Teachers in England work some of the longest hours in the profession in the developed world, leaving them little time to develop their careers, a new report warns.
Half of the country's full-time teachers work 40-58 hours a week and a fifth work at least 60 hours a week, the analysis by the Education Policy Institute (EPI) concludes.
Its study looked at 36 countries and regions in Organisation for Economic Co-operation and Development (OECD) member states in Asia, Europe, the Middle East and Australasia which set education policy and found that only teachers in Japan and the Canadian province of Alberta worked longer hours than those in England.
England was also ranked 30th out of 36 in terms of time teachers spend on continuing professional development (CPD), with teachers spending just four days a year on it, less than half the average of 10.5 days.
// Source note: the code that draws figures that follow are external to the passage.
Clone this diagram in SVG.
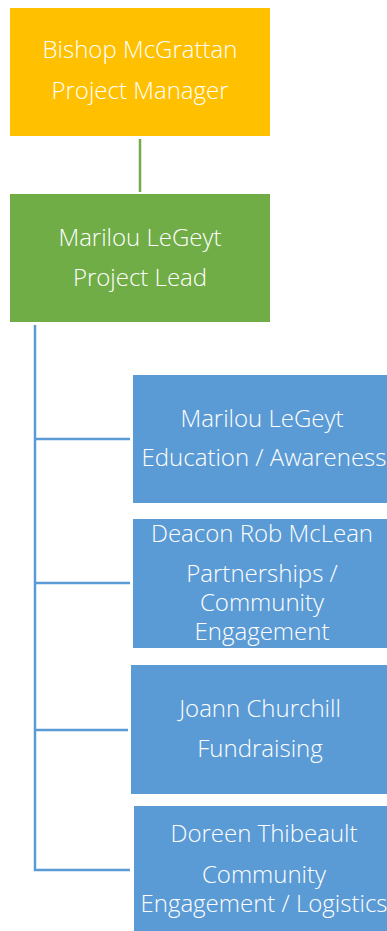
<svg xmlns="http://www.w3.org/2000/svg" width="387" height="931" viewBox="0 0 387 931">
<style>
.t{font-family:"Open Sans","Liberation Sans",sans-serif;font-weight:300;font-size:24px;fill:#fff;text-anchor:middle}
.b{fill:#5B9BD5}
.c{stroke:#5B9BD5;stroke-width:2.5;fill:none}
</style>
<rect width="387" height="931" fill="#fff"/>
<g id="connectors">
<line x1="140" y1="139" x2="140" y2="192" stroke="#70AD47" stroke-width="2.5"/>
<path class="c" d="M35 325V870H130M35 439H130M35 583H130M35 730H128"/>
</g>
<g id="n1"><rect x="10" y="8" width="260" height="128" fill="#FFC000"/>
<text class="t" x="140" y="58">Bishop McGrattan</text><text class="t" x="140" y="99">Project Manager</text></g>
<g id="n2"><rect x="10" y="194" width="260" height="128" fill="#70AD47"/>
<text class="t" x="140" y="246">Marilou LeGeyt</text><text class="t" x="140" y="286">Project Lead</text></g>
<g id="n3"><rect class="b" x="133" y="375" width="254" height="128"/>
<text class="t" x="262" y="427">Marilou LeGeyt</text><text class="t" x="264" y="466">Education / Awareness</text></g>
<g id="n4"><rect class="b" x="133" y="519" width="254" height="129"/>
<text class="t" x="262" y="542">Deacon Rob McLean</text><text class="t" x="262" y="582">Partnerships /</text><text class="t" x="262" y="611">Community</text><text class="t" x="262" y="640">Engagement</text></g>
<g id="n5"><rect class="b" x="131" y="665" width="256" height="129"/>
<text class="t" x="260" y="717">Joann Churchill</text><text class="t" x="260" y="757">Fundraising</text></g>
<g id="n6"><rect class="b" x="134" y="806" width="253" height="125"/>
<text class="t" x="264" y="842">Doreen Thibeault</text><text class="t" x="264" y="883">Community</text><text class="t" x="264" y="912">Engagement / Logistics</text></g>
</svg>
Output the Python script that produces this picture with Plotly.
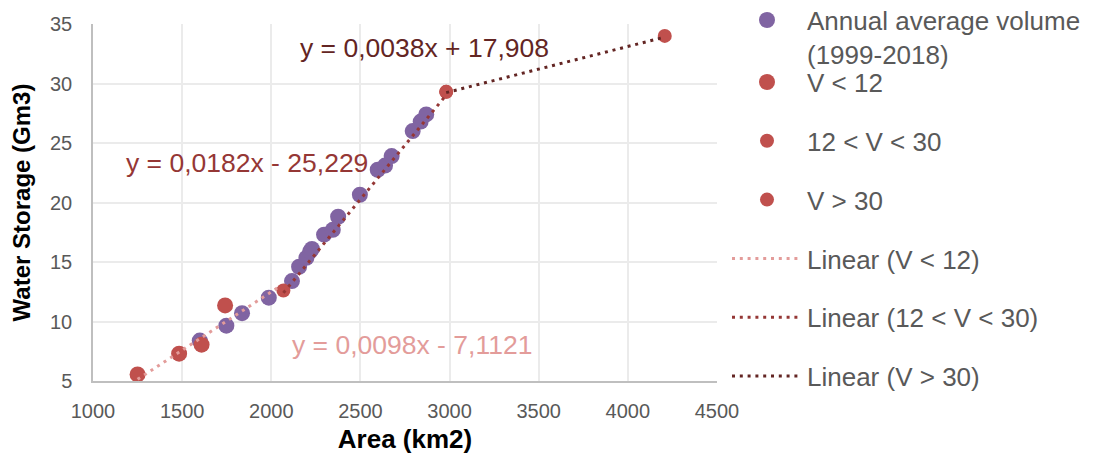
import plotly.graph_objects as go

# ---------------- data ----------------
area_avg = [1599, 1748, 1836, 1986, 2116, 2156, 2197, 2218, 2228, 2296, 2345, 2375,
            2497, 2597, 2638, 2675, 2793, 2838, 2869]
vol_avg = [8.4, 9.65, 10.7, 12.0, 13.4, 14.6, 15.35, 15.9, 16.1, 17.3, 17.7, 18.8,
           20.65, 22.75, 23.1, 23.9, 26.0, 26.8, 27.4]

area_low = [1250, 1483, 1609, 1741]
vol_low = [5.55, 7.3, 8.05, 11.35]

area_mid = [2068, 2981]
vol_mid = [12.6, 29.3]

area_high = [2981, 4207]
vol_high = [29.3, 34.0]

# linear trendlines as printed on the chart: (slope, intercept)
trend_low = (0.0098, -7.1121)
trend_mid = (0.0182, -25.229)
trend_high = (0.0038, 17.908)
trend_low_x = [1250, 2040]
trend_mid_x = [min(area_mid), max(area_mid)]
trend_high_x = [min(area_high), max(area_high)]

eq_low = "y = 0,0098x - 7,1121"
eq_mid = "y = 0,0182x - 25,229"
eq_high = "y = 0,0038x + 17,908"

x_ticks = [1000, 1500, 2000, 2500, 3000, 3500, 4000, 4500]
y_ticks = [5, 10, 15, 20, 25, 30, 35]

# ---------------- styling ----------------
FONT = "Arial, Liberation Sans, sans-serif"
PURPLE = "#8064A2"
RED = "#C0504D"
C_LOW = "#E39C9A"
C_MID = "#953735"
C_HIGH = "#632523"
DOT = "3px,4.8px"

fig = go.Figure()

fig.add_trace(go.Scatter(x=area_avg, y=vol_avg, mode="markers",
                         name="Annual average volume<br>(1999-2018)",
                         marker=dict(color=PURPLE, size=16), legend="legend"))
fig.add_trace(go.Scatter(x=area_low, y=vol_low, mode="markers", name="V < 12",
                         legend="legend2", legendgroup="a",
                         marker=dict(color=RED, size=16)))
fig.add_trace(go.Scatter(x=area_mid, y=vol_mid, mode="markers", name="12 < V < 30",
                         legend="legend2", legendgroup="b",
                         marker=dict(color=RED, size=14)))
fig.add_trace(go.Scatter(x=area_high, y=vol_high, mode="markers", name="V > 30",
                         legend="legend2", legendgroup="c",
                         marker=dict(color=RED, size=14)))


def line_y(coef, xs):
    return [coef[0] * x + coef[1] for x in xs]


fig.add_trace(go.Scatter(x=trend_low_x, y=line_y(trend_low, trend_low_x), mode="lines",
                         name="Linear (V < 12)", legend="legend2", legendgroup="d",
                         line=dict(color=C_LOW, width=3, dash=DOT)))
fig.add_trace(go.Scatter(x=trend_mid_x, y=line_y(trend_mid, trend_mid_x), mode="lines",
                         name="Linear (12 < V < 30)", legend="legend2", legendgroup="e",
                         line=dict(color=C_MID, width=3, dash=DOT)))
fig.add_trace(go.Scatter(x=trend_high_x, y=line_y(trend_high, trend_high_x), mode="lines",
                         name="Linear (V > 30)", legend="legend2", legendgroup="f",
                         line=dict(color=C_HIGH, width=3, dash=DOT)))

annots = [
    dict(x=2859, y=32.95, text=eq_high, font=dict(color=C_HIGH, size=26.5, family=FONT)),
    dict(x=1862, y=23.3, text=eq_mid, font=dict(color=C_MID, size=26.5, family=FONT)),
    dict(x=2792, y=8.05, text=eq_low, font=dict(color=C_LOW, size=26.5, family=FONT)),
]
for a in annots:
    fig.add_annotation(xref="x", yref="y", showarrow=False, **a)

PLOT_L, PLOT_R, PLOT_T, PLOT_B = 93, 717, 24, 381
PW, PH = PLOT_R - PLOT_L, PLOT_B - PLOT_T
leg_x = (727 - PLOT_L) / PW

legend_common = dict(xref="paper", yref="paper", xanchor="left", yanchor="top",
                     x=leg_x, font=dict(size=26, color="#595959", family=FONT),
                     itemwidth=70, valign="top", bgcolor="rgba(0,0,0,0)", borderwidth=0)

fig.update_layout(
    width=1093, height=454,
    margin=dict(l=PLOT_L, r=1093 - PLOT_R, t=PLOT_T, b=454 - PLOT_B, autoexpand=False),
    paper_bgcolor="white", plot_bgcolor="white",
    font=dict(family=FONT, color="#595959"),
    showlegend=True,
    legend=dict(y=1 + (PLOT_T + 3.4) / PH, **legend_common),
    legend2=dict(y=1 - (58.6 - PLOT_T) / PH, traceorder="grouped", tracegroupgap=22,
                 **legend_common),
    xaxis=dict(range=[1000, 4500], tickvals=x_ticks, ticktext=[str(v) for v in x_ticks],
               showgrid=True, gridcolor="#EBEBEB", gridwidth=1.5,
               showline=True, linecolor="#BFBFBF", linewidth=1.5, zeroline=False,
               tickfont=dict(size=20, color="#595959", family=FONT),
               ticklabelstandoff=11,
               title=dict(text="<b>Area (km2)</b>", font=dict(size=26, color="black", family=FONT),
                          standoff=12)),
    yaxis=dict(range=[5, 35], tickvals=y_ticks, ticktext=[str(v) for v in y_ticks],
               showgrid=True, gridcolor="#EBEBEB", gridwidth=1.5,
               showline=True, linecolor="#BFBFBF", linewidth=1.5, zeroline=False,
               tickfont=dict(size=20, color="#595959", family=FONT),
               ticklabelstandoff=15,
               title=dict(text="<b>Water Storage (Gm3)</b>",
                          font=dict(size=24, color="black", family=FONT), standoff=13)),
)

fig.write_html("out.html")
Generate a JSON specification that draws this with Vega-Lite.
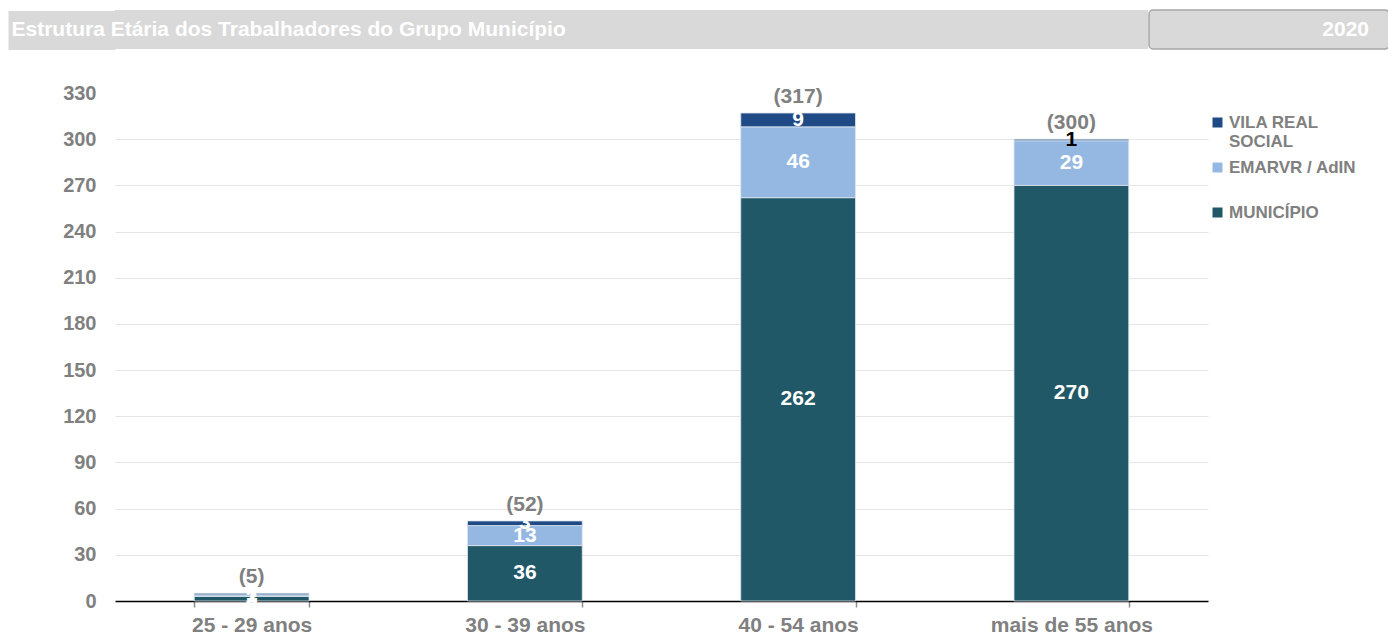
{
  "$schema": "https://vega.github.io/schema/vega-lite/v6.json",
  "padding": {"left": -12, "top": 9, "right": 0, "bottom": 0},
  "background": "white",
  "config": {
    "font": "Liberation Sans",
    "concat": {"spacing": 0},
    "view": {"stroke": null}
  },
  "datasets": {
    "header": [{"titulo": "Estrutura Etária dos Trabalhadores do Grupo Município", "ano": "2020"}],
    "dados": [
      {"faixa": "25 - 29 anos", "entidade": "MUNICÍPIO", "ordem": 1, "valor": 3},
      {"faixa": "25 - 29 anos", "entidade": "EMARVR / AdIN", "ordem": 2, "valor": 1},
      {"faixa": "25 - 29 anos", "entidade": "VILA REAL SOCIAL", "ordem": 3, "valor": 1},
      {"faixa": "30 - 39 anos", "entidade": "MUNICÍPIO", "ordem": 1, "valor": 36},
      {"faixa": "30 - 39 anos", "entidade": "EMARVR / AdIN", "ordem": 2, "valor": 13},
      {"faixa": "30 - 39 anos", "entidade": "VILA REAL SOCIAL", "ordem": 3, "valor": 3},
      {"faixa": "40 - 54 anos", "entidade": "MUNICÍPIO", "ordem": 1, "valor": 262},
      {"faixa": "40 - 54 anos", "entidade": "EMARVR / AdIN", "ordem": 2, "valor": 46},
      {"faixa": "40 - 54 anos", "entidade": "VILA REAL SOCIAL", "ordem": 3, "valor": 9},
      {"faixa": "mais de 55 anos", "entidade": "MUNICÍPIO", "ordem": 1, "valor": 270},
      {"faixa": "mais de 55 anos", "entidade": "EMARVR / AdIN", "ordem": 2, "valor": 29},
      {"faixa": "mais de 55 anos", "entidade": "VILA REAL SOCIAL", "ordem": 3, "valor": 1}
    ]
  },
  "resolve": {"legend": {"color": "independent"}},
  "spacing": 33,
  "vconcat": [
    {
      "hconcat": [
        {
          "width": 1033,
          "height": 39,
          "view": {"fill": "#d9d9d9", "stroke": null},
          "data": {"name": "header"},
          "mark": {"type": "text", "align": "left", "baseline": "middle", "dx": -620, "fontSize": 21, "fontWeight": "bold", "color": "white"},
          "encoding": {
            "y": {
              "datum": 0.5,
              "type": "quantitative",
              "scale": {"domain": [0, 1], "nice": false, "zero": false},
              "axis": {
                "title": null,
                "values": [0.5],
                "labels": false,
                "domain": false,
                "grid": false,
                "ticks": true,
                "tickSize": 107,
                "tickWidth": 39,
                "tickColor": "#d9d9d9",
                "tickCap": "butt",
                "minExtent": 107,
                "maxExtent": 107
              }
            },
            "text": {"field": "titulo"}
          }
        },
        {
          "width": 240,
          "height": 39,
          "view": {"fill": "#d9d9d9", "cornerRadius": 4, "stroke": "#a6a6a6", "strokeWidth": 1.5},
          "data": {"name": "header"},
          "mark": {"type": "text", "align": "right", "baseline": "middle", "dx": 100, "fontSize": 21, "fontWeight": "bold", "color": "white"},
          "encoding": {"text": {"field": "ano"}}
        }
      ]
    },
    {
      "width": 1093,
      "height": 508,
      "data": {"name": "dados"},
      "encoding": {
        "x": {
          "field": "faixa",
          "type": "nominal",
          "sort": null,
          "scale": {"paddingInner": 0.58, "paddingOuter": 0.29},
          "axis": {
            "title": null,
            "labelAngle": 0,
            "labelFontSize": 21,
            "labelFontWeight": "bold",
            "labelColor": "#808080",
            "labelPadding": 7,
            "domainColor": "black",
            "domainWidth": 1.5,
            "tickBand": "extent",
            "tickColor": "#8c8c8c",
            "tickSize": 6,
            "tickWidth": 1.5
          }
        }
      },
      "layer": [
        {
          "mark": {"type": "bar", "stroke": "#dde6ee", "strokeWidth": 0.8},
          "encoding": {
            "y": {
              "field": "valor",
              "type": "quantitative",
              "aggregate": "sum",
              "stack": "zero",
              "scale": {"domain": [0, 330], "nice": false},
              "axis": {
                "title": null,
                "values": [0, 30, 60, 90, 120, 150, 180, 210, 240, 270, 300, 330],
                "domain": false,
                "ticks": false,
                "labelFontSize": 20,
                "labelFontWeight": "bold",
                "labelColor": "#808080",
                "labelPadding": 19,
                "minExtent": 107,
                "maxExtent": 107,
                "gridColor": {"condition": {"test": "datum.value === 330 || datum.value === 0", "value": "transparent"}, "value": "#e6e6e6"},
                "gridWidth": 1
              }
            },
            "color": {
              "field": "entidade",
              "type": "nominal",
              "scale": {
                "domain": ["VILA REAL SOCIAL", "EMARVR / AdIN", "MUNICÍPIO"],
                "range": ["#1f4a85", "#95b8e3", "#215867"]
              },
              "legend": {
                "title": null,
                "orient": "right",
                "offset": -20,
                "padding": 21,
                "symbolType": "square",
                "symbolSize": 100,
                "symbolStrokeWidth": 0,
                "labelFontSize": 17,
                "labelFontWeight": "bold",
                "labelColor": "#808080",
                "labelOffset": 3,
                "rowPadding": 8,
                "labelExpr": "datum.label == 'VILA REAL SOCIAL' ? ['VILA REAL', 'SOCIAL'] : datum.label == 'EMARVR / AdIN' ? ['EMARVR / AdIN', ' '] : datum.label"
              }
            },
            "order": {"field": "ordem", "type": "quantitative"}
          }
        },
        {
          "mark": {"type": "text", "fontSize": 21, "fontWeight": "bold", "baseline": "middle"},
          "encoding": {
            "y": {"field": "valor", "type": "quantitative", "aggregate": "sum", "stack": "zero", "bandPosition": 0.5},
            "text": {"field": "valor", "type": "quantitative", "aggregate": "sum"},
            "color": {"condition": {"test": "datum.sum_valor === 1 && datum.faixa === 'mais de 55 anos'", "value": "black"}, "value": "white"},
            "order": {"field": "ordem", "type": "quantitative"},
            "detail": {"field": "entidade"}
          }
        },
        {
          "transform": [
            {"aggregate": [{"op": "sum", "field": "valor", "as": "total"}], "groupby": ["faixa"]},
            {"calculate": "'(' + datum.total + ')'", "as": "rotulo"}
          ],
          "mark": {"type": "text", "fontSize": 21, "fontWeight": "bold", "color": "#808080", "baseline": "middle", "dy": -16},
          "encoding": {
            "y": {"field": "total", "type": "quantitative"},
            "text": {"field": "rotulo"}
          }
        }
      ]
    }
  ]
}
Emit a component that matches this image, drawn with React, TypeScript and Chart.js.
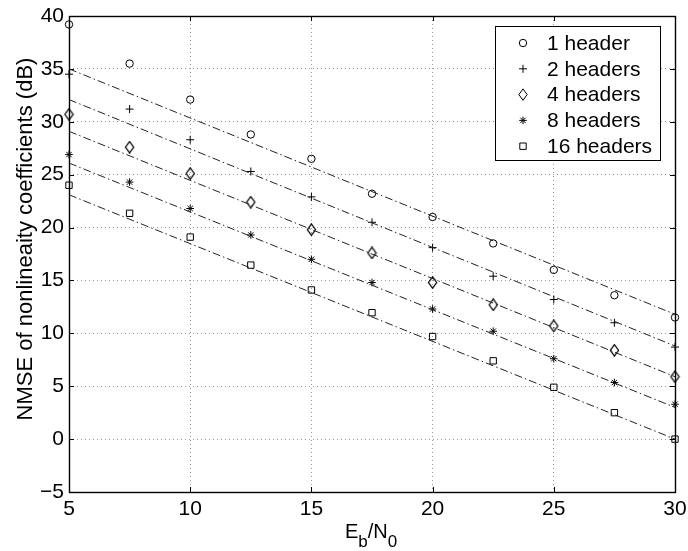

In Shanghai, China, staff spent 40 days a year on average on their personal development, the study claimed.
David Laws, the former Lib Dem Schools minister in the coalition government, who chairs the EPI, said: "This analysis highlights that the English education system is unusual internationally in its long working hours for teachers, low levels of professional development, and what looks like a high burn-out rate of teachers.
"Combined with relatively low starting pay for teachers in England, these three features of our school system have clear risks for recruiting, retaining and developing a high quality teacher workforce.
"Addressing these challenges should be a major focus for the government, policymakers, and school leadership."
The EPI report analysed data from the Teaching and Learning International Survey (TALIS), which includes information from more than 100,000 teachers collected between 2012 and 2014.
It found that 60% of teachers in England said their workload represented a significant barrier to accessing professional development, placing the country seventh highest out of the 36.
Peter Sellen, EPI chief economist and report author, added: "Longer working hours are also not reflected in teachers' pay, even when considering the normal hours for other workers in our economy."
He added that the "burn-out" effect in England was shown by a sharp fall in the number of teachers over 50.
Angela Rayner, Labour's shadow education secretary, said: "While the Tories waste time on bringing back failed old education policies, they are ignoring the most important factor in delivering an excellent education for all - great teachers."
Chris Keates, the general secretary of the NASUWT teaching union, added: "This is another report to add to the already overwhelming mountain of evidence that teachers' professional lives are blighted by an excessive workload.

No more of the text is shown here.